Prediction of Helium Vapor Quality in Steady-State Two-Phase Operation of SST-1 Superconducting Toroidal Field Magnets

Abstract

Steady-state superconducting tokamak (SST-1) at the Institute for Plasma Research is the first superconducting tokamak in India and is an “operational device.” Superconducting magnets system (SCMS) in SST-1 comprises sixteen toroidal field (TF) magnets and nine poloidal field magnets employing cable-in-conduit conductor of multifilamentary high-current-carrying high-field-compatible-multiply-stabilized NbTi/Cu superconducting strands. SST-1 superconducting TF magnets are successfully and regularly operated in a cryostable manner being cooled with two-phase (TP) flow helium. The typical operating pressure of the TP helium is 1.6 bar (a) and the operating temperature is the corresponding saturation temperature.

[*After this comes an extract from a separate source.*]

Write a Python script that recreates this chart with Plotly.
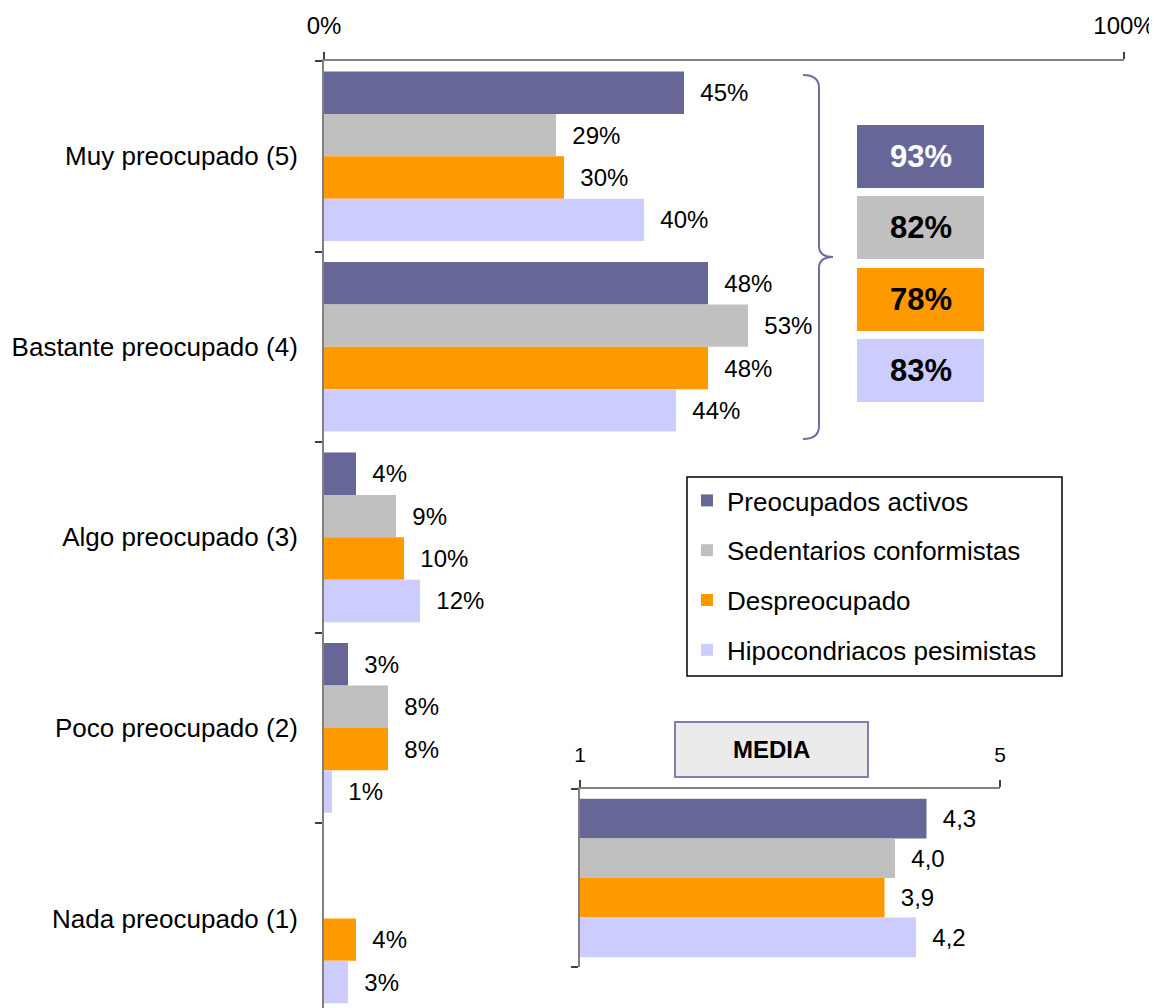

The SCMS cold mass is nearly 32 t and has a typical cool-down time of about 14 days from 300 K down to 4.5 K using the helium refrigerator/liquefier (HRL) system of an equivalent cooling capacity of 1350 W at 4.5 K. Using the available experimental data from the HRL, we have estimated the vapor quality during the cryostable operation of the TF magnets using the well-known correlation of TP flow. In this paper, we report the detailed characteristics of TP flow for given thermohydraulic conditions during long steady-state operation of the SST-1 TF magnets as observed in the SST-1 experimental campaigns.